Every legislative season the people of Kansas are forced to endure the same outrage: righteous legislators wasting the taxpayer’s time and money intruding upon women’s reproductive decisions.
The bills are endless: more reporting, more regulations, more rights for the fetus at the expense of the woman, more legislation targeting Dr. Tiller and just more burdens for women to bare in order to exercise their legal rights.
Brazen legislators are using their own families as examples of why their own private reproductive decisions must be the same choice required of everyone else. (This, from the men and women who talk about keeping the government out of our lives).
During recent testimony, several state legislators grilled a man for having the nerve to support his wife’s decision to come to Kansas for an abortion due to the terrible abnormalities of their unborn child. The man appeared stunned. To defend what should have been their own private decision and have it openly disputed in a legislative body as if they were monsters is just the worst example of government abusing citizens.
Legislators in turn gave their own pompous and cruel statements to the press about how they too had children with severe abnormalities and had rightly made a different decision.
Last year a female legislator divulged she had an abortion but later regretted her decision Thus, it was only reasonable to argue that her change of mind was some sort of rationale as to why no other woman should be able to make her own decision.
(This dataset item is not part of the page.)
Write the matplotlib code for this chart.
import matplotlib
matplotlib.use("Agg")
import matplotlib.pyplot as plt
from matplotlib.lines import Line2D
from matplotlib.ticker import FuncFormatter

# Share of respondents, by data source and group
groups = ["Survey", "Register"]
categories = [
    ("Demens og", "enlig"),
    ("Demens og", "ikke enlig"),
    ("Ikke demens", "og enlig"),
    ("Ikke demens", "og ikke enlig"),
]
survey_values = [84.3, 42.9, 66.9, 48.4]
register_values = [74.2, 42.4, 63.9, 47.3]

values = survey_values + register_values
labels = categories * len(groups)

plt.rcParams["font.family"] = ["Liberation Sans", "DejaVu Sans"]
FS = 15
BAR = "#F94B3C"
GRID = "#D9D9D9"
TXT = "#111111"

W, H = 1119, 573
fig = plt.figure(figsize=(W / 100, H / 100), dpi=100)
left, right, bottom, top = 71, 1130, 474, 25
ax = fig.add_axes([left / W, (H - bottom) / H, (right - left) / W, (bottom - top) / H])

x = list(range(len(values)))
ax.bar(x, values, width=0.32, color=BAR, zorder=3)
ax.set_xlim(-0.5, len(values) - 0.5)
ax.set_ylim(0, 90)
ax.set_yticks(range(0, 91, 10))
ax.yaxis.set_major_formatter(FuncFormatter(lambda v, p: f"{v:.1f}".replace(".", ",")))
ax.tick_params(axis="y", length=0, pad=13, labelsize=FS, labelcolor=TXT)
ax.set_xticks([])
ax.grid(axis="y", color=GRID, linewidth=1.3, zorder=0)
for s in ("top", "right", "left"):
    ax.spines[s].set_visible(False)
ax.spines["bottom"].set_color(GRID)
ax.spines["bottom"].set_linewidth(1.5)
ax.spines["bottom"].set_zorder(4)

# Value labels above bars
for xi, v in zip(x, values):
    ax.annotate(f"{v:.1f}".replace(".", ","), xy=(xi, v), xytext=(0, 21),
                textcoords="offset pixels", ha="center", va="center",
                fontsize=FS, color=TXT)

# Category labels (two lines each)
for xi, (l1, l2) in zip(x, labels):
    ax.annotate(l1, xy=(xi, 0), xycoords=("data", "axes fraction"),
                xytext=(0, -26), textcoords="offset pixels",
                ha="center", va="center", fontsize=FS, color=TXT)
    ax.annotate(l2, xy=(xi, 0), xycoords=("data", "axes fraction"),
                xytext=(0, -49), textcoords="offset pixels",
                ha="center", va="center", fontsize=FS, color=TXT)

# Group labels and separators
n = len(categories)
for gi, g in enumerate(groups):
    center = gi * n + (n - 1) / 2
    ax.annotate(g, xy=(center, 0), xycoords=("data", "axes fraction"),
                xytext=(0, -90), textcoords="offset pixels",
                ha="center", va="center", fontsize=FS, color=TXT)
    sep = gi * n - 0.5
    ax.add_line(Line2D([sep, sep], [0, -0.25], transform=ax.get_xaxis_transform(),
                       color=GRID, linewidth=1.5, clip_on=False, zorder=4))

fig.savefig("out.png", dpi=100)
This is the level of discourse and deep thinking by our legislative body. In a word: stupid.
The hypocrisy is enormous and self-evident but no one in Kansas should ever believe for a minute that this legislature holds an august body of stellar individuals working for the good of the state. Too many work for the good of their own morality and act prouder than a peacock when they pass a lame bill on license plates or work to deny women the dignity to make their own health care decisions.
In Plato’s Republic, one philosopher argues that “justice” is the “advantage of the stronger”. Clearly, in Kansas what is right is based on who has the power to abuse others, and if might continues to make right, there is little hope for women in their most vulnerable hour unless the public demands real justice to prevail. In Kansas, that could continue to take a long time when morality trumps liberty again and again.